* [Work to be completed]:
Reproduce every record below exactly as written, but leave out any pictures.

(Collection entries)

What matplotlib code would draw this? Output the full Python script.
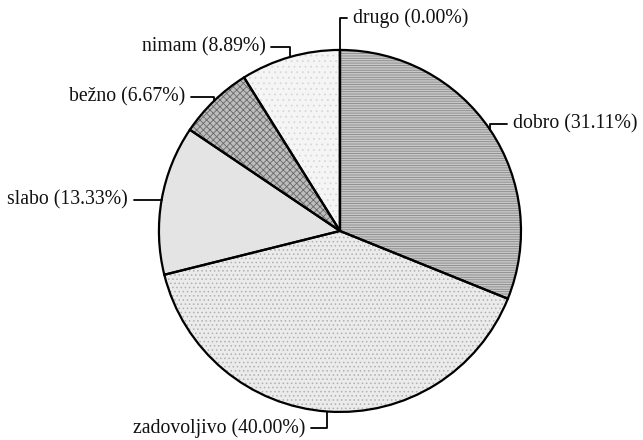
import matplotlib
matplotlib.use("Agg")
import numpy as np
import matplotlib.pyplot as plt

# podatki (v smeri urnega kazalca od vrha)
labels = ["drugo", "dobro", "zadovoljivo", "slabo", "bežno", "nimam"]
percents = [0.00, 31.11, 40.00, 13.33, 6.67, 8.89]

# videz rezin
face_colors = ["#ffffff", "#c8c8c8", "#ebebeb", "#e4e4e4", "#bdbdbd", "#f5f5f5"]
hatch_colors = ["#ffffff", "#888888", "#b0b0b0", "#d0d0d0", "#6a6a6a", "#d8d8d8"]
hatches = ["", "-------", "....", "", "xxxxx", "..."]

# položaj besedila (x, y, poravnava) v enotah polmera
label_pos = [(0.07, 1.177, "left"), (0.955, 0.592, "left"), (-0.19, -1.088, "right"),
             (-1.17, 0.171, "right"), (-0.855, 0.740, "right"), (-0.41, 1.017, "right")]

plt.rcParams["font.family"] = ["Liberation Serif", "DejaVu Serif"]
plt.rcParams["hatch.linewidth"] = 0.6

fig = plt.figure(figsize=(6.43, 4.40), dpi=100)
ax = fig.add_axes([0, 0, 1, 1])
ax.axis("off")

# najprej polnila z vzorcem, nato črni robovi
wedges, _ = ax.pie(percents, startangle=90, counterclock=False, radius=1.0,
                   colors=face_colors, wedgeprops=dict(linewidth=0))
for w, h, hc in zip(wedges, hatches, hatch_colors):
    w.set_hatch(h)
    w.set_edgecolor(hc)
    w.set_linewidth(0)
ax.pie(percents, startangle=90, counterclock=False, radius=1.0,
       wedgeprops=dict(fill=False, edgecolor="black", linewidth=1.6))
ax.set_xlim(-1.878, 1.674)
ax.set_ylim(-1.155, 1.276)
ax.set_aspect("auto")

for w, lab, p, (tx, ty, ha) in zip(wedges, labels, percents, label_pos):
    mid = np.deg2rad((w.theta1 + w.theta2) / 2)
    px, py = np.cos(mid), np.sin(mid)
    relx = 0 if ha == "left" else 1
    ax.annotate(f"{lab} ({p:.2f}%)", xy=(px, py), xytext=(tx, ty),
                ha=ha, va="center", fontsize=14.2, color="#111111",
                arrowprops=dict(arrowstyle="-", color="black", lw=1.3,
                                relpos=(relx, 0.5), shrinkA=2, shrinkB=0,
                                connectionstyle="angle,angleA=0,angleB=90,rad=0"))

fig.savefig("out.png", dpi=100, facecolor="white")
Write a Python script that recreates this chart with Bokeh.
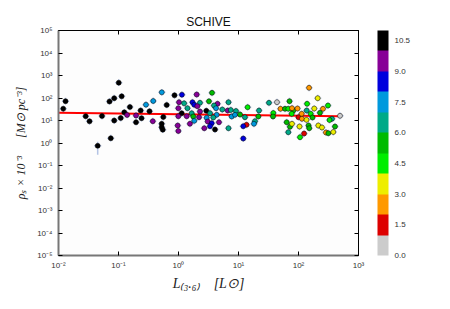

* [Task answer]:
What matplotlib code would draw this? Output the full Python script.
import matplotlib
matplotlib.use("Agg")
import numpy as np
import matplotlib.pyplot as plt

# podatki (v smeri urnega kazalca od vrha)
labels = ["drugo", "dobro", "zadovoljivo", "slabo", "bežno", "nimam"]
percents = [0.00, 31.11, 40.00, 13.33, 6.67, 8.89]

# videz rezin
face_colors = ["#ffffff", "#c8c8c8", "#ebebeb", "#e4e4e4", "#bdbdbd", "#f5f5f5"]
hatch_colors = ["#ffffff", "#888888", "#b0b0b0", "#d0d0d0", "#6a6a6a", "#d8d8d8"]
hatches = ["", "-------", "....", "", "xxxxx", "..."]

# položaj besedila (x, y, poravnava) v enotah polmera
label_pos = [(0.07, 1.177, "left"), (0.955, 0.592, "left"), (-0.19, -1.088, "right"),
             (-1.17, 0.171, "right"), (-0.855, 0.740, "right"), (-0.41, 1.017, "right")]

plt.rcParams["font.family"] = ["Liberation Serif", "DejaVu Serif"]
plt.rcParams["hatch.linewidth"] = 0.6

fig = plt.figure(figsize=(6.43, 4.40), dpi=100)
ax = fig.add_axes([0, 0, 1, 1])
ax.axis("off")

# najprej polnila z vzorcem, nato črni robovi
wedges, _ = ax.pie(percents, startangle=90, counterclock=False, radius=1.0,
                   colors=face_colors, wedgeprops=dict(linewidth=0))
for w, h, hc in zip(wedges, hatches, hatch_colors):
    w.set_hatch(h)
    w.set_edgecolor(hc)
    w.set_linewidth(0)
ax.pie(percents, startangle=90, counterclock=False, radius=1.0,
       wedgeprops=dict(fill=False, edgecolor="black", linewidth=1.6))
ax.set_xlim(-1.878, 1.674)
ax.set_ylim(-1.155, 1.276)
ax.set_aspect("auto")

for w, lab, p, (tx, ty, ha) in zip(wedges, labels, percents, label_pos):
    mid = np.deg2rad((w.theta1 + w.theta2) / 2)
    px, py = np.cos(mid), np.sin(mid)
    relx = 0 if ha == "left" else 1
    ax.annotate(f"{lab} ({p:.2f}%)", xy=(px, py), xytext=(tx, ty),
                ha=ha, va="center", fontsize=14.2, color="#111111",
                arrowprops=dict(arrowstyle="-", color="black", lw=1.3,
                                relpos=(relx, 0.5), shrinkA=2, shrinkB=0,
                                connectionstyle="angle,angleA=0,angleB=90,rad=0"))

fig.savefig("out.png", dpi=100, facecolor="white")
Write a Python script that recreates this chart with Bokeh.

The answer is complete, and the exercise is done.